A full 30% of the state’s Transportation Fund gets distributed to local governments through general transportation aids, transit operating assistance, and other programs. The Transportation Fund’s 2 primary sources of revenue, fuel taxes and vehicle registration fees, are flat or declining. Governor Walker’s 2015-2017 state budget proposal does not seek increases in user fees or taxes for transportation. Instead, it relies on $1.3 billion in bonding to pay for state highway construction projects.


The only way to reverse this trend and address the looming shortfall in the Transportation Fund is to increase existing user fee rates or implement new transportation revenue. The Wisconsin Legislature must pass a state budget that includes long-term, sustainable transportation revenues capable of meeting state and local transportation needs.

Talking Points
  • A safe, efficient, and well-maintained transportation system, including transit, is critical to Wisconsin’s economic prosperity and quality of life.
  • The condition of Wisconsin’s highway system is below average. The pavement on less than half of it is rated good based on smoothness.
  • There are 35 states with highways in better condition.
  • In the state’s 15 urbanized areas, only 15% of the highway system is rated good. Just over half is considered acceptable.
  • Wisconsin needs to reverse its chronic underfunding of our state and local transportation system.

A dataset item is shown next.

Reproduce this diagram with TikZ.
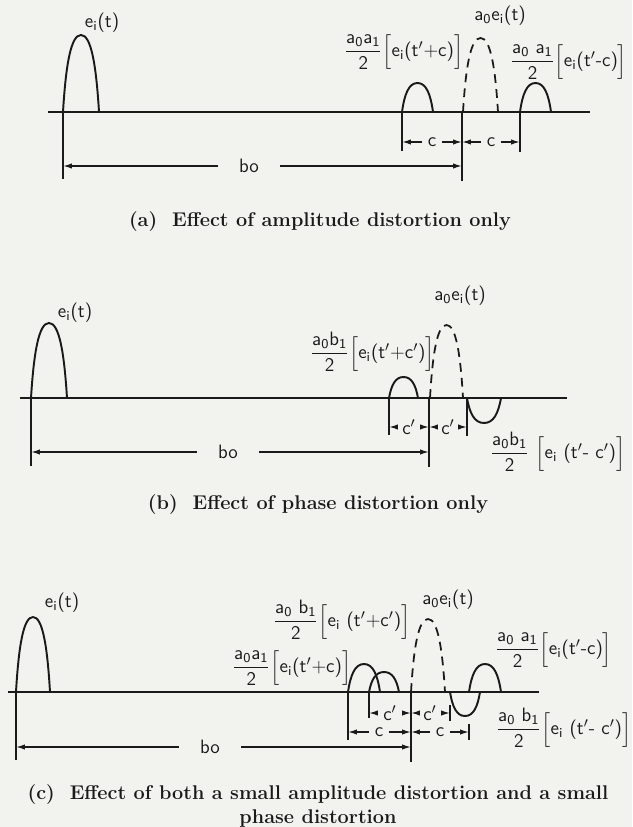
\documentclass[tikz,border=0pt]{standalone}
\usepackage{amsmath}
\usepackage{tikz}
\usetikzlibrary{arrows.meta}
\definecolor{Paper}{HTML}{F2F2EF}
\definecolor{Ink}{HTML}{1A1A1A}
\newcommand{\pfrac}[2]{\ensuremath{\dfrac{\text{#1}}{\text{#2}}}}
\newcommand{\pbrk}[1]{\ensuremath{\left[\vphantom{\dfrac{a}{2}}\text{#1}\right]}}
\newcommand{\drawpulse}[5][]{%
  \draw[wave,#1] (#2,#4) .. controls ({#2+0.08*(#3-#2)},{#4+0.62*(#5-#4)}) and ({#2+0.22*(#3-#2)},#5) .. ({0.5*(#2+#3)},#5)
    .. controls ({#3-0.22*(#3-#2)},#5) and ({#3-0.08*(#3-#2)},{#4+0.62*(#5-#4)}) .. (#3,#4);%
}

\begin{document}
\begin{tikzpicture}[x=0.02cm,y=-0.02cm,
    every node/.style={font=\sffamily\fontsize{11}{13}\selectfont,text=Ink,inner sep=1pt},
    wave/.style={draw=Ink,line width=1.1pt},
    ghost/.style={line width=1pt,dash pattern=on 5pt off 3.5pt},
    axisline/.style={draw=Ink,line width=0.9pt},
    extline/.style={draw=Ink,line width=0.9pt},
    dimarrow/.style={draw=Ink,line width=0.8pt,-{Latex[length=5pt,width=3pt]}},
    dimlabel/.style={inner xsep=3pt},
    caption/.style={font=\bfseries\fontsize{11.3}{14}\selectfont,align=center}]
  \fill[Paper] (0,0) rectangle (632,827);
  \useasboundingbox (0,0) rectangle (632,827);

  % (a)
  \draw[axisline] (48,112) -- (590,112);
  \drawpulse{63}{99}{112}{35}
  \drawpulse{402}{433}{112}{83}
  \drawpulse[ghost]{463}{498}{112}{38}
  \drawpulse{520}{551}{112}{83}
  \draw[extline] (63,112) -- (63,179);
  \draw[extline] (462,112) -- (462,181);
  \draw[extline] (402,112) -- (402,151);
  \draw[extline] (520,112) -- (520,152);
  \node (eia) at (102,23) {e\textsubscript{i}(t)};
  \node (refa) at (500,16) {a\textsubscript{0}e\textsubscript{i}(t)};
  \node[anchor=west] (ampla) at (342,52) {\pfrac{a\textsubscript{0}a\textsubscript{1}}{2}\pbrk{e\textsubscript{i}(t$'$+c)}};
  \node[anchor=west] (amplb) at (508,62) {\pfrac{a\textsubscript{0} a\textsubscript{1}}{2}\pbrk{e\textsubscript{i}(t$'$-c)}};
  \coordinate (ca1) at (402,142);
  \coordinate (ca2) at (462,142);
  \coordinate (ca3) at (520,142);
  \node[dimlabel] (cla) at (432,142) {c};
  \node[dimlabel] (cra) at (491,142) {c};
  \draw[dimarrow] (cla) -- (ca1);
  \draw[dimarrow] (cla) -- (ca2);
  \draw[dimarrow] (cra) -- (ca2);
  \draw[dimarrow] (cra) -- (ca3);
  \coordinate (boa1) at (63,166);
  \coordinate (boa2) at (462,166);
  \node[inner xsep=12pt] (boa) at (249,166) {bo};
  \draw[dimarrow] (boa) -- (boa1);
  \draw[dimarrow] (boa) -- (boa2);
  \node[caption] (capa) at (320,222) {(a)\ \ Effect of amplitude distortion only};

  % (b)
  \draw[axisline] (20,398) -- (567,398);
  \drawpulse{31}{67}{398}{323}
  \drawpulse{389}{418}{398}{377}
  \drawpulse[ghost]{430}{463}{398}{325}
  \drawpulse{467}{501}{398}{423}
  \draw[extline] (31,398) -- (31,466);
  \draw[extline] (429,398) -- (429,467);
  \draw[extline] (389,398) -- (389,435);
  \draw[extline] (467,398) -- (467,436);
  \node (eib) at (75,313) {e\textsubscript{i}(t)};
  \node (refb) at (460,296) {a\textsubscript{0}e\textsubscript{i}(t)};
  \node[anchor=west] (phsa) at (308,352) {\pfrac{a\textsubscript{0}b\textsubscript{1}}{2}\pbrk{e\textsubscript{i}(t$'$+c$'$)}};
  \node[anchor=west] (phsb) at (488,452) {\pfrac{a\textsubscript{0}b\textsubscript{1}}{2}\ \pbrk{e\textsubscript{i} (t$'$- c$'$)}};
  \coordinate (cb1) at (389,427);
  \coordinate (cb2) at (429,427);
  \coordinate (cb3) at (467,427);
  \node[dimlabel] (clb) at (409,427) {c$'$};
  \node[dimlabel] (crb) at (448,427) {c$'$};
  \draw[dimarrow] (clb) -- (cb1);
  \draw[dimarrow] (clb) -- (cb2);
  \draw[dimarrow] (crb) -- (cb2);
  \draw[dimarrow] (crb) -- (cb3);
  \coordinate (bob1) at (31,452);
  \coordinate (bob2) at (429,452);
  \node[inner xsep=12pt] (bob) at (228,452) {bo};
  \draw[dimarrow] (bob) -- (bob1);
  \draw[dimarrow] (bob) -- (bob2);
  \node[caption] (capb) at (318,505) {(b)\ \ Effect of phase distortion only};

  % (c)
  \draw[axisline] (8,692) -- (539,692);
  \drawpulse{16}{50}{692}{617}
  \drawpulse{348}{380}{692}{664}
  \drawpulse{369}{399}{692}{672}
  \drawpulse[ghost]{411}{445}{692}{619}
  \drawpulse{450}{480}{692}{716}
  \drawpulse{469}{501}{692}{664}
  \draw[extline] (16,692) -- (16,760);
  \draw[extline] (411,692) -- (411,762);
  \draw[extline] (348,692) -- (348,740);
  \draw[extline] (369,692) -- (369,718);
  \draw[extline] (450,705) -- (450,721);
  \draw[extline] (469,724) -- (469,740);
  \node (eic) at (62,603) {e\textsubscript{i}(t)};
  \node (refc) at (448,600) {a\textsubscript{0}e\textsubscript{i}(t)};
  \node[anchor=west] (phsc) at (271,620) {\pfrac{a\textsubscript{0} b\textsubscript{1}}{2}\pbrk{e\textsubscript{i} (t$'$+c$'$)}};
  \node[anchor=west] (amplc) at (230,668) {\pfrac{a\textsubscript{0}a\textsubscript{1}}{2}\pbrk{e\textsubscript{i}(t$'$+c)}};
  \node[anchor=west] (ampld) at (493,650) {\pfrac{a\textsubscript{0} a\textsubscript{1}}{2}\pbrk{e\textsubscript{i}(t$'$-c)}};
  \node[anchor=west] (phsd) at (494,728) {\pfrac{a\textsubscript{0} b\textsubscript{1}}{2}\pbrk{e\textsubscript{i} (t$'$- c$'$)}};
  \coordinate (cc1) at (369,713);
  \coordinate (cc2) at (411,713);
  \coordinate (cc3) at (450,713);
  \node[dimlabel] (clc) at (390,713) {c$'$};
  \node[dimlabel] (crc) at (430,713) {c$'$};
  \draw[dimarrow] (clc) -- (cc1);
  \draw[dimarrow] (clc) -- (cc2);
  \draw[dimarrow] (crc) -- (cc2);
  \draw[dimarrow] (crc) -- (cc3);
  \coordinate (dc1) at (348,732);
  \coordinate (dc2) at (411,732);
  \coordinate (dc3) at (469,732);
  \node[dimlabel] (dlc) at (379,732) {c};
  \node[dimlabel] (drc) at (440,732) {c};
  \draw[dimarrow] (dlc) -- (dc1);
  \draw[dimarrow] (dlc) -- (dc2);
  \draw[dimarrow] (drc) -- (dc2);
  \draw[dimarrow] (drc) -- (dc3);
  \coordinate (boc1) at (16,747);
  \coordinate (boc2) at (411,747);
  \node[inner xsep=12pt] (boc) at (210,747) {bo};
  \draw[dimarrow] (boc) -- (boc1);
  \draw[dimarrow] (boc) -- (boc2);
  \node[caption] (capc) at (318,806) {(c)\ \ Effect of both a small amplitude distortion and a small\\phase distortion};
\end{tikzpicture}
\end{document}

  • If Wisconsin is to compete successfully with other states for jobs and workers over the next 30 years, it needs high-quality infrastructure and transit systems.
  • We applaud the Governor’s recommendation in his state budget proposal to fund the four percent increase provided for in the last state budget for both the general transportation aids and transit operating assistance programs.
  • We are concerned, however, that the Governor’s budget proposal fails to present a serious long term plan for addressing the shortfall in the transportation fund and instead recommends $1.3 billion in borrowing to pay for current highway projects over the next 2 years.